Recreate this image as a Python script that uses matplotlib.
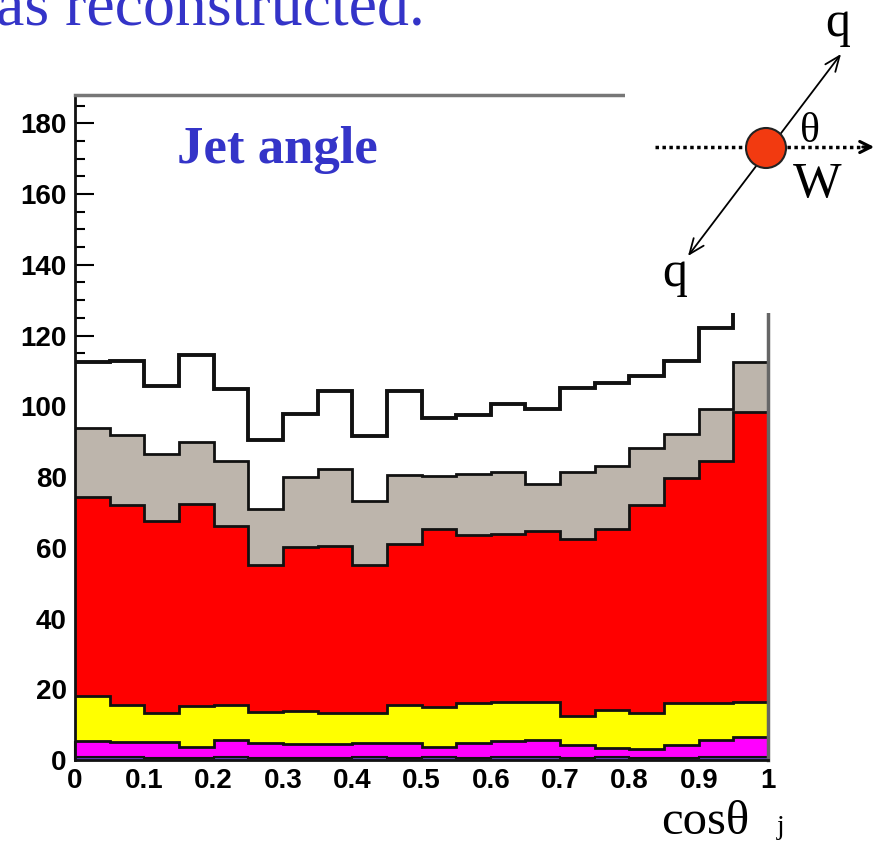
import matplotlib.pyplot as plt
import numpy as np
from matplotlib.patches import Circle, Rectangle

# 20 bins in cos(theta_j), values read as stacked tops (THStack style)
edges = np.linspace(0, 1, 21)
stack_total = [112.5, 112.7, 105.7, 114.5, 105.0, 90.5, 97.7, 104.2, 91.5, 104.3,
               96.6, 97.5, 100.6, 99.2, 105.3, 106.7, 108.6, 112.9, 122.0, 140.0]
stack_gray = [94.0, 91.8, 86.6, 90.0, 84.4, 71.1, 79.9, 82.2, 73.2, 80.7,
              80.2, 80.9, 81.4, 77.9, 81.3, 83.2, 88.3, 92.1, 99.2, 112.4]
stack_red = [74.3, 72.0, 67.5, 72.5, 66.1, 55.0, 60.3, 60.6, 55.0, 61.2,
             65.4, 63.7, 64.0, 64.6, 62.6, 65.2, 72.2, 79.6, 84.5, 98.3]
stack_yellow = [18.1, 15.6, 13.2, 15.3, 15.6, 13.5, 13.9, 13.2, 13.2, 15.6,
                15.1, 16.2, 16.5, 16.5, 12.3, 14.0, 13.4, 16.0, 16.0, 16.5]
stack_magenta = [5.5, 5.2, 5.2, 3.8, 5.7, 4.9, 4.4, 4.4, 4.7, 4.7,
                 3.8, 4.7, 5.4, 5.7, 4.2, 3.3, 3.0, 4.2, 5.7, 6.6]
stack_blue = [0.8, 0.8, 0.6, 0.7, 0.8, 0.7, 0.7, 0.7, 0.8, 0.7,
              0.8, 0.7, 0.8, 0.8, 0.7, 0.8, 0.7, 0.7, 0.8, 0.8]

layers = [(stack_total, 'white', 2.8),
          (stack_gray, '#bdb5ac', 2.0),
          (stack_red, '#ff0000', 2.0),
          (stack_yellow, '#ffff00', 2.0),
          (stack_magenta, '#ff00ff', 2.0),
          (stack_blue, '#5a3cb4', 1.5)]

xticks = np.arange(0, 1.01, 0.1)
xtick_labels = ['0', '0.1', '0.2', '0.3', '0.4', '0.5', '0.6', '0.7', '0.8', '0.9', '1']
yticks = np.arange(0, 181, 20)

W, H = 883, 842
fig = plt.figure(figsize=(W / 100, H / 100), dpi=100)
ax = fig.add_axes([75 / W, 1 - 760 / H, 693 / W, 665 / H])

z = 1
for vals, col, lw in layers:
    ax.stairs(vals, edges, baseline=0, fill=True, facecolor=col, edgecolor='none', zorder=z)
    ax.stairs(vals, edges, baseline=None, color='#111111', lw=lw, zorder=z + 0.5)
    z += 1

ax.set_xlim(0, 1)
ax.set_ylim(0, 188)
ax.set_axisbelow(True)
ax.set_xticks(xticks)
ax.set_xticklabels(xtick_labels)
ax.set_xticks(np.arange(0, 1.001, 0.02), minor=True)
ax.set_yticks(yticks)
ax.set_yticks(np.arange(0, 188, 5), minor=True)
ax.tick_params(axis='both', which='major', direction='in', length=14, width=1.5, pad=6)
ax.tick_params(axis='both', which='minor', direction='in', length=7, width=1.5)
for lab in ax.get_xticklabels() + ax.get_yticklabels():
    lab.set_fontfamily('Liberation Sans')
    lab.set_fontweight('bold')
    lab.set_fontsize(20)
for s in ['left', 'bottom']:
    ax.spines[s].set_linewidth(2)
    ax.spines[s].set_color('#111111')
ax.spines['top'].set_linewidth(2.5)
ax.spines['top'].set_color('#777777')
ax.spines['right'].set_linewidth(2.5)
ax.spines['right'].set_color('#666666')
for s in ax.spines.values():
    s.set_zorder(20)

# overlay in pixel coordinates for the texts and the W -> qq sketch
ov = fig.add_axes([0, 0, 1, 1], zorder=5)
ov.set_xlim(0, W)
ov.set_ylim(H, 0)
ov.axis('off')
ov.add_patch(Rectangle((625, 0), W - 625, 313, facecolor='white', edgecolor='none', zorder=0))

blue = '#3434c8'
ov.text(-4, 25, 'as reconstructed.', fontsize=46, family='Liberation Serif',
        color=blue, ha='left', va='baseline')
ov.text(177, 163, 'Jet angle', fontsize=38, family='Liberation Serif', fontweight='bold',
        color=blue, ha='left', va='baseline')

ov.plot([655, 866], [147, 147], color='k', lw=2.5, ls=(0, (1, 1)), zorder=1)
ov.annotate('', xy=(877, 147), xytext=(860, 147),
            arrowprops=dict(arrowstyle='->,head_length=0.8,head_width=0.4', lw=2.2, color='k'))
ov.annotate('', xy=(841, 54), xytext=(688, 256),
            arrowprops=dict(arrowstyle='<->,head_length=1.1,head_width=0.45', lw=1.3, color='k',
                            shrinkA=0, shrinkB=0))
ov.add_patch(Circle((766, 148), 20, facecolor='#f23a10', edgecolor='#222222', lw=1.5, zorder=3))

ov.text(838, 36, 'q', fontsize=36, family='Liberation Serif', ha='center', va='baseline')
ov.text(675, 286, 'q', fontsize=36, family='Liberation Serif', ha='center', va='baseline')
ov.text(817, 197, 'W', fontsize=37, family='Liberation Serif', ha='center', va='baseline')
ov.text(810, 142, 'θ', fontsize=30, family='Liberation Serif', ha='center', va='baseline')

ov.text(661, 834, 'cosθ', fontsize=35, family='Liberation Serif', ha='left', va='baseline')
ov.text(777, 834, 'j', fontsize=20, family='Liberation Serif', ha='left', va='baseline')

fig.savefig('out.png', dpi=100)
····················
* _TASK DIRECTIONS_: Quote, exactly and only, the lines from the first line of the data above through the line containing "(stack_blue, '#5a3cb4', 1.5)]". The pictures do not belong in it.

* _THE ANSWER_:
Recreate this image as a Python script that uses matplotlib.
import matplotlib.pyplot as plt
import numpy as np
from matplotlib.patches import Circle, Rectangle

# 20 bins in cos(theta_j), values read as stacked tops (THStack style)
edges = np.linspace(0, 1, 21)
stack_total = [112.5, 112.7, 105.7, 114.5, 105.0, 90.5, 97.7, 104.2, 91.5, 104.3,
               96.6, 97.5, 100.6, 99.2, 105.3, 106.7, 108.6, 112.9, 122.0, 140.0]
stack_gray = [94.0, 91.8, 86.6, 90.0, 84.4, 71.1, 79.9, 82.2, 73.2, 80.7,
              80.2, 80.9, 81.4, 77.9, 81.3, 83.2, 88.3, 92.1, 99.2, 112.4]
stack_red = [74.3, 72.0, 67.5, 72.5, 66.1, 55.0, 60.3, 60.6, 55.0, 61.2,
             65.4, 63.7, 64.0, 64.6, 62.6, 65.2, 72.2, 79.6, 84.5, 98.3]
stack_yellow = [18.1, 15.6, 13.2, 15.3, 15.6, 13.5, 13.9, 13.2, 13.2, 15.6,
                15.1, 16.2, 16.5, 16.5, 12.3, 14.0, 13.4, 16.0, 16.0, 16.5]
stack_magenta = [5.5, 5.2, 5.2, 3.8, 5.7, 4.9, 4.4, 4.4, 4.7, 4.7,
                 3.8, 4.7, 5.4, 5.7, 4.2, 3.3, 3.0, 4.2, 5.7, 6.6]
stack_blue = [0.8, 0.8, 0.6, 0.7, 0.8, 0.7, 0.7, 0.7, 0.8, 0.7,
              0.8, 0.7, 0.8, 0.8, 0.7, 0.8, 0.7, 0.7, 0.8, 0.8]

layers = [(stack_total, 'white', 2.8),
          (stack_gray, '#bdb5ac', 2.0),
          (stack_red, '#ff0000', 2.0),
          (stack_yellow, '#ffff00', 2.0),
          (stack_magenta, '#ff00ff', 2.0),
          (stack_blue, '#5a3cb4', 1.5)]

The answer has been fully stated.